In short, Jeb Bush was running on his brother's foreign policy, something that became untenable when the American public grew weary of the Iraq War. But the reality is that George W. Bush's foreign policy and national security views have remained the norm within the GOP. Jeb may have included some less-interventionist advisers to keep his critics guessing—such as his father's 84-year-old secretary of State, James Baker—but his speech was nearly indistinguishable from one that George W. would deliver.

That's not a bad thing, politically speaking. Obama's struggles to defeat the Islamic State, as well as the growing list of threats emerging in the Middle East, have made foreign policy the Democrats' biggest vulnerability heading into 2016. Public opinion on America's role in the world has been shifting at warp speed since the horrific series of ISIS beheadings and ISIS-inspired terrorist attacks that have occurred across the globe over the past year.

For the first time in Obama's presidency, a new CBS/New York Times poll found that a strong majority of voters (57 percent) support the United States sending in ground troops to Iraq and Syria to challenge ISIS—a 10-point jump since last October. A whopping 72 percent of Republicans support such a decision, and even a bare 50 percent majority of Democrats now support military engagement. At the same time, Obama's approval rating on foreign policy is hitting new lows, stunting his overall approval rating despite the improved economy.

The next presidential election is shaping up to be a rare contest where national security is a leading issue—and, as in 2004, the public is again in a hawkish mood. And if the trends continue, supporting an assertive foreign policy won't be an asset with just conservative Republicans but also with the overall electorate.

It shouldn't be a surprise that George W. Bush's foreign policy legacy is lasting. The 9/11 terrorist attacks reshaped Republicans into a bunch of dedicated hawks. Even when the politics suggested the public's war-weariness, the party largely stuck together against the changed public opinion, with only a few defections.
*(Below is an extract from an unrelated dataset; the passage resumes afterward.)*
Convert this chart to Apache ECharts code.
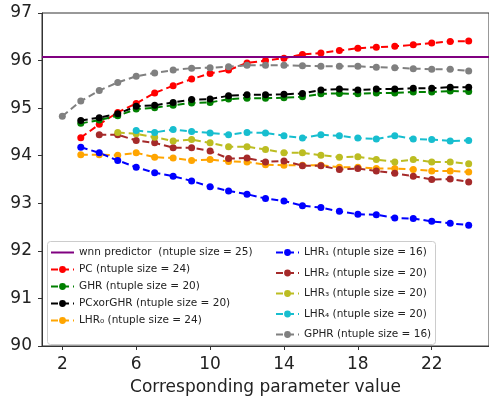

Nearly all of the 2008 presidential candidates supported the war in Iraq, even though it was deeply unpopular—and though keeping some distance was in their political interest. During the congressional debate over whether to authorize force against Syria, the Obama White House found that many of its biggest defenders were Republicans. Despite the GOP's long-standing antipathy toward the president, it has found the most common ground with him when Obama has taken forceful action—whether it was (temporarily) increasing the troop presence in Afghanistan or enforcing his own red line on Bashar al-Assad's use of chemical weapons against his own people.

Jeb Bush's long-term political challenge stems less from his brother's foreign policy vision, and more from W.'s original decision to invade Iraq. Despite the public's growing hawkishness, polls have shown no corresponding change in the view that the war was a mistake. In his speech, Jeb Bush gave his brother credit for his politically risky decision to order the troop surge to stabilize Iraq, but that's now a distant memory, given that country's current chaos.

It would be a bitter irony if the American people ended up endorsing the George W. Bush approach to terrorism, even as they rejected the legacy of the former president's record on Iraq. That's clearly weighing on Jeb Bush as he tries to forge his own political identity without abandoning the core foreign policy principles that his brother laid out.